It might be developed in a server cluster somewhere, but as soon as you plug a superhuman machine into the internet it will be everywhere moments later.
It’s not like it’s that hard to hack into servers and run your own computations on them through the internet. Assuming the superintelligence knows enough about the internet to design something like this beforehand (likely since it runs in a server cluster), it seems like the limiting factor here would be bandwidth.
I imagine a highly intelligent human trapped in this sort of situation, with similar prior knowledge and resource access, could build a botnet in a few months. Working on it at full-capacity, non-stop, could bring this down to a few weeks, and it seems plausible to me that with increased intelligence and processing speed, it could build one in a few moments. And of course with access to its own source code, it would be trivial to have it run more copies of itself on the botnet.

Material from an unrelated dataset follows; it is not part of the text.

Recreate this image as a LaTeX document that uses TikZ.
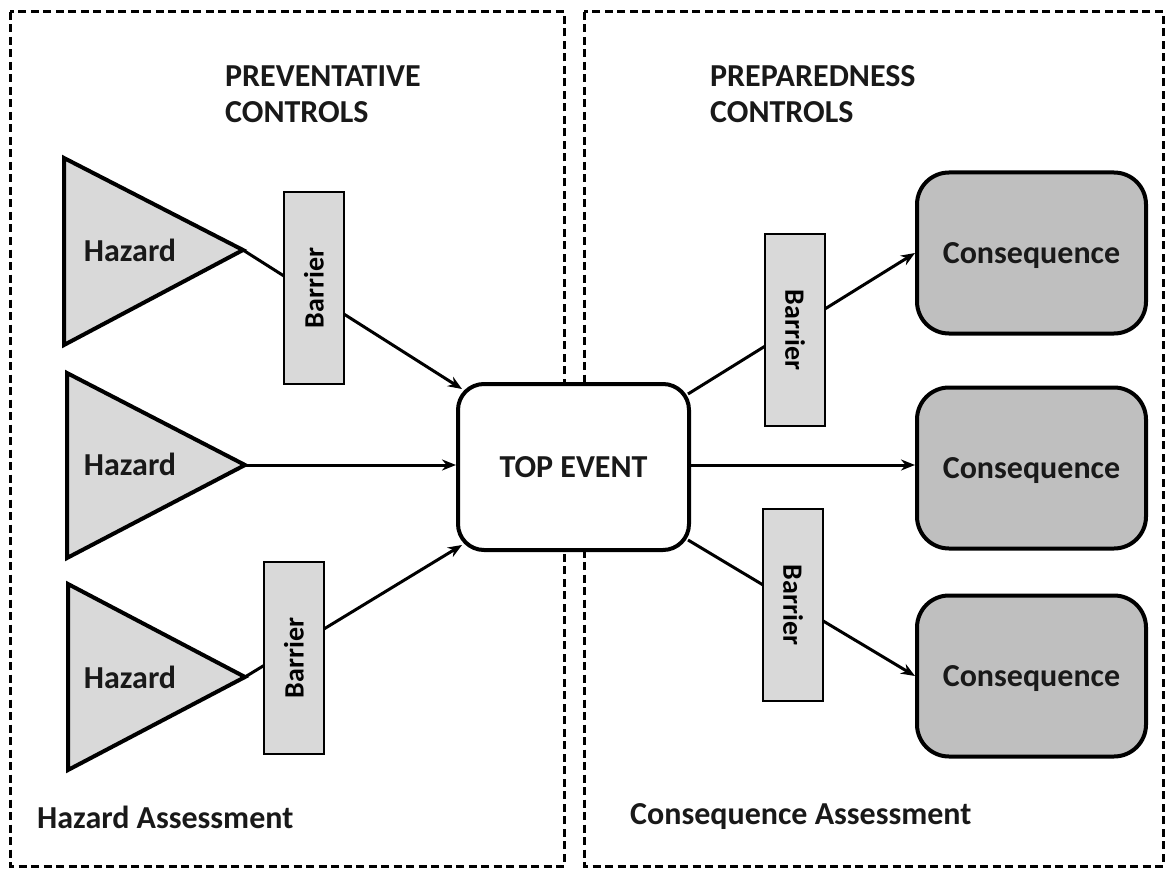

Even if you disagree with this line of reasoning, I don’t think it’s fair to paint it as “*very extreme”.
It might be developed in a server cluster somewhere, but as soon as you plug a superhuman machine into the internet it will be everywhere moments later.
Even if you disagree with this line of reasoning, I don’t think it’s fair to paint it as “*very extreme”.
With “very extreme” I was referring to the part where he claims that this will happen “moments later”.
It’s not like it’s that hard to hack into servers and run your own computations on them through the internet. Assuming the superintelligence knows enough about the internet to design something like this beforehand (likely since it runs in a server cluster), it seems like the limiting factor here would be bandwidth.
I imagine a highly intelligent human trapped in this sort of situation, with similar prior knowledge and resource access, could build a botnet in a few months. Working on it at full-capacity, non-stop, could bring this down to a few weeks, and it seems plausible to me that with increased intelligence and processing speed, it could build one in a few moments. And of course with access to its own source code, it would be trivial to have it run more copies of itself on the botnet.
Even if you disagree with this line of reasoning, I don’t think it’s fair to paint it as “*very extreme”.
With “very extreme” I was referring to the part where he claims that this will happen “moments later”.
Yes, that was clear. My point is that it isn’t extreme under the mild assumption that the AI has prepared for such an event beforehand.